C'è un aspetto, tra gli altri, che mi ha sempre lasciato perplesso delle teorie accelerazioniste tanto in voga, di cui pure condivido i presupposti: perché una filosofia che promette il benessere universale ha delle applicazioni musicali tanto distopiche? Se le macchine garantiranno libertà e felicità, ha senso stare sotto un capannone a ballare gabber e non in salotto ad ascoltare country rock? C'è un motivo particolare per continuare a riciclare certa repellente estetica cyber-rave nel prospettare un futuro radioso all'umanità intera?
Questo terzo disco di Anna Meredith non pretende di sciogliere la contraddizione, ma quantomeno propone una valida alternativa: una musica sì futuribile e ipercinetica, ma affabile e a tratti sognante, nella convinzione che l'ultratecnologia possa e debba contemplare il romanticismo. Dotta formazione accademica, rodaggio di lusso nell'orchestra della BBC, nominata nel 2018 "Member of the Order of the British Empire", la giovane compositrice sposa l'estetica hd/post-club declinandola su un combinato disposto electro-math-kraut-prog, con un ventaglio di soluzioni dalla modern classical alla synthwave e (alleluia!) nessuna interferenza black. Dimenticatevi, tuttavia, il cipiglio intellettuale delle compagini post-strutturaliste: a menar le danze è piuttosto lo stupore di una bimba con troppi giocattoli tra le mani.

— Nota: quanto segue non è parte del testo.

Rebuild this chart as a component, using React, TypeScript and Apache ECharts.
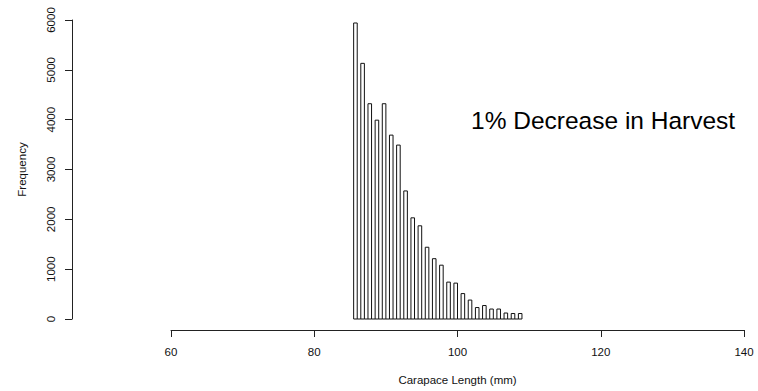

Altèra come Julia Holter, imprevedibile come Holly Herndon, spregiudicata come SOPHIE, nel titolo evoca delle "frottole" e l'irrealtà domina incontrastata, turbinosa come il video di "Paramour". Dal duello Battles-Oneida di "Sawbone" fino agli Ozric Tentacles feat. Panda Bear di "Bump", passando per la Jenny Hval a cena con Vessel di "Inhale Exhale" e l'incrocio St.Vincent-Oneohtrix Point Never di "Killjoy", il capogiro di questo frullato mutante è piacevolmente assicurato. Quarantacinque minuti esagerati e martellanti, spesso e volentieri pantomimici (la fusion da videogame di "Limpet"), con inattese oasi di pace (la Laurie Spiegel annichilita di "moonmoons") e il più etereo degli epiloghi possibili (lo specchio d'acqua dreamy di "Unfurl"). Tanta gommosa elettronica, ma anche chitarra, violino, clarinetto, percussioni e un girotondo di vocalist, con un ambio da fanfara imbizzarrita che non sarebbe dispiaciuto a Sun Ra. Mixa l'ormai onnipresente Marta Salogni, tra gli espatri di cui più dovremmo addolorarci.
L'avvenire, a quanto pare, non sarà per forza uno strazio. Stivalata ben assestata contro le puerili angosce dei nuovi apocalittici, "FIBS" è un coloratissimo passepartout con cui pretendere, un buona volta, una piena automazione dal volto umano.